WHAT NEEDS TO BE DONE: Skip the pictures. Set down, word for word, the lines from the start of the material up to and including the line with "(0,0) rectangle (588,490);".

DATA LINES:
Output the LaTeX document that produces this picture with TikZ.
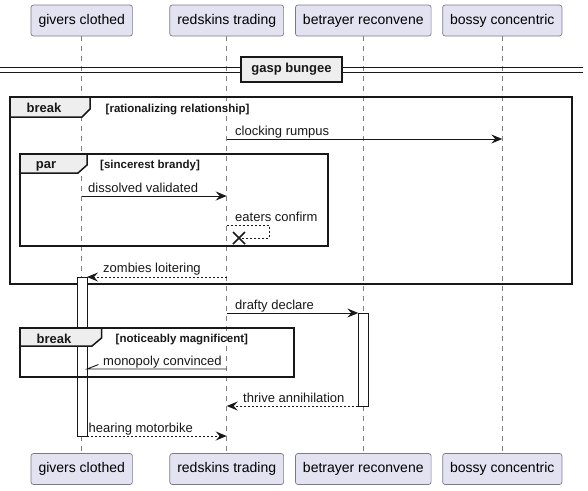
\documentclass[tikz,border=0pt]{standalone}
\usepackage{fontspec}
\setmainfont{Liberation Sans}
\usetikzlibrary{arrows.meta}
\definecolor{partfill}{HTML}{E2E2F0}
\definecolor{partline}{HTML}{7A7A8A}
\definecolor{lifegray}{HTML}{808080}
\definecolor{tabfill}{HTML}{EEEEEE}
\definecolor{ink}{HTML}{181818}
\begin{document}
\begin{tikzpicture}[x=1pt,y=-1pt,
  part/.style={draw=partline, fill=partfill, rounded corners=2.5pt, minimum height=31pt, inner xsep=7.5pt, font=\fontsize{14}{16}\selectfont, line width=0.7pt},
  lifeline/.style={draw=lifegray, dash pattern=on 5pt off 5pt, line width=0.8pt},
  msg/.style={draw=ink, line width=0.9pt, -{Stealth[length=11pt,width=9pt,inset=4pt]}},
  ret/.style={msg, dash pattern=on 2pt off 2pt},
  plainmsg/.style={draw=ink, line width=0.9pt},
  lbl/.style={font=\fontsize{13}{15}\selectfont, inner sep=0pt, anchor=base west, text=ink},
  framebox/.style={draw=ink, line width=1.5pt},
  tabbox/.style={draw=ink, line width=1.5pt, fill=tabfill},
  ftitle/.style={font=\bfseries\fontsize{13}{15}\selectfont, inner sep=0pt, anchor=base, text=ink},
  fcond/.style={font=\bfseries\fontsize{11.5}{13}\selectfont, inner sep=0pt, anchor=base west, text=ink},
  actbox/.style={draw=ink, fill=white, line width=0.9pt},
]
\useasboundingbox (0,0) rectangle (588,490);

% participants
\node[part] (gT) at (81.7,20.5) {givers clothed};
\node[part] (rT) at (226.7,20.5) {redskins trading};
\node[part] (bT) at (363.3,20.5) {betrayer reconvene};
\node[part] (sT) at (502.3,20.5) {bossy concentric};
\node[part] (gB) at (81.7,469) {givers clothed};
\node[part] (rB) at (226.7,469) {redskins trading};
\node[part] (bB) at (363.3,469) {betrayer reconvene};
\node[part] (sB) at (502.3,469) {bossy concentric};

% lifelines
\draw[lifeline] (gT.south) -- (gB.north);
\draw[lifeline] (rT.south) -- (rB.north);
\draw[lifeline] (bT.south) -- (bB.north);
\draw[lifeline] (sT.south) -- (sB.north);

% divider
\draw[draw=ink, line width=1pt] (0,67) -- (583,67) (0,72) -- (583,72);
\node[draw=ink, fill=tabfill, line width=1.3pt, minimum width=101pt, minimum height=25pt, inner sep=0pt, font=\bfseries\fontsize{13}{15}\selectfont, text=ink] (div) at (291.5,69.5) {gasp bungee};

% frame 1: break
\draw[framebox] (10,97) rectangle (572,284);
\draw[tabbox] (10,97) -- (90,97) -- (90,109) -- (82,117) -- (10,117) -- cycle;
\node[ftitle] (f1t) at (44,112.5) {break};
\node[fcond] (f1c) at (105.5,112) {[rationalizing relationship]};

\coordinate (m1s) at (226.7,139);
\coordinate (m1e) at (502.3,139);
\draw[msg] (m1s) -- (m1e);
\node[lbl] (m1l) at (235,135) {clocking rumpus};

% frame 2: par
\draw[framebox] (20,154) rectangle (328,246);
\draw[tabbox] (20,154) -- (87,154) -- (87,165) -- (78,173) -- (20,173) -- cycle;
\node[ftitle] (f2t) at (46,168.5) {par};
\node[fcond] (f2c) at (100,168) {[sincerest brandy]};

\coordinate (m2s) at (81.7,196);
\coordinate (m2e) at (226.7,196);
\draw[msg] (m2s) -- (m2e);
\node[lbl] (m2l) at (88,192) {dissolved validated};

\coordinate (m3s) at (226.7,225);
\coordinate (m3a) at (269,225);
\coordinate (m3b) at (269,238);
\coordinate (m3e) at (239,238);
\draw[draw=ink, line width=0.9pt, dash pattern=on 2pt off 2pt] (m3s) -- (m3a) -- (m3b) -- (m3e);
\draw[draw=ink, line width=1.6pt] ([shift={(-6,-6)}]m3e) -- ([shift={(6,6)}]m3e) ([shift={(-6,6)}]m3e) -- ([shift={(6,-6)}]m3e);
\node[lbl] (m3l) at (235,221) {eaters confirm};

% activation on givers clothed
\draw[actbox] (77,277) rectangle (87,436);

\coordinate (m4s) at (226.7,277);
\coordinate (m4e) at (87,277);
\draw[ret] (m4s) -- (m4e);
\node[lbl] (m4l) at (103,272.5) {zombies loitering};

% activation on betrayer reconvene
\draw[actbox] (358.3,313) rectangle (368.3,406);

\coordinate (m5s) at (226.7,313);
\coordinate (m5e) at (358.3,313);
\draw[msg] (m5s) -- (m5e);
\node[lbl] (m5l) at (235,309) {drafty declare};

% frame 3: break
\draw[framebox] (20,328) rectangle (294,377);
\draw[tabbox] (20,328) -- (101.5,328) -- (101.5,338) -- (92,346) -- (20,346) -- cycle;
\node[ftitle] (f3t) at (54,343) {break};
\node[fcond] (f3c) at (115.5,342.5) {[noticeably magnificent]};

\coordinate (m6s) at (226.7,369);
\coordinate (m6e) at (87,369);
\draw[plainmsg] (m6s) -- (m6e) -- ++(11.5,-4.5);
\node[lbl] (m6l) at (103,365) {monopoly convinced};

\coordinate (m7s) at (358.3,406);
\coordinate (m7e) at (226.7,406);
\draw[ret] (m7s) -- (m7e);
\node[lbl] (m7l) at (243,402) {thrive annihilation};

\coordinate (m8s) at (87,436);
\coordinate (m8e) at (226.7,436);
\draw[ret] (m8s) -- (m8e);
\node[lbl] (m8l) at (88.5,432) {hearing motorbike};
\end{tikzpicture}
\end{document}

WORKED ANSWER:
Output the LaTeX document that produces this picture with TikZ.
\documentclass[tikz,border=0pt]{standalone}
\usepackage{fontspec}
\setmainfont{Liberation Sans}
\usetikzlibrary{arrows.meta}
\definecolor{partfill}{HTML}{E2E2F0}
\definecolor{partline}{HTML}{7A7A8A}
\definecolor{lifegray}{HTML}{808080}
\definecolor{tabfill}{HTML}{EEEEEE}
\definecolor{ink}{HTML}{181818}
\begin{document}
\begin{tikzpicture}[x=1pt,y=-1pt,
  part/.style={draw=partline, fill=partfill, rounded corners=2.5pt, minimum height=31pt, inner xsep=7.5pt, font=\fontsize{14}{16}\selectfont, line width=0.7pt},
  lifeline/.style={draw=lifegray, dash pattern=on 5pt off 5pt, line width=0.8pt},
  msg/.style={draw=ink, line width=0.9pt, -{Stealth[length=11pt,width=9pt,inset=4pt]}},
  ret/.style={msg, dash pattern=on 2pt off 2pt},
  plainmsg/.style={draw=ink, line width=0.9pt},
  lbl/.style={font=\fontsize{13}{15}\selectfont, inner sep=0pt, anchor=base west, text=ink},
  framebox/.style={draw=ink, line width=1.5pt},
  tabbox/.style={draw=ink, line width=1.5pt, fill=tabfill},
  ftitle/.style={font=\bfseries\fontsize{13}{15}\selectfont, inner sep=0pt, anchor=base, text=ink},
  fcond/.style={font=\bfseries\fontsize{11.5}{13}\selectfont, inner sep=0pt, anchor=base west, text=ink},
  actbox/.style={draw=ink, fill=white, line width=0.9pt},
]
\useasboundingbox (0,0) rectangle (588,490);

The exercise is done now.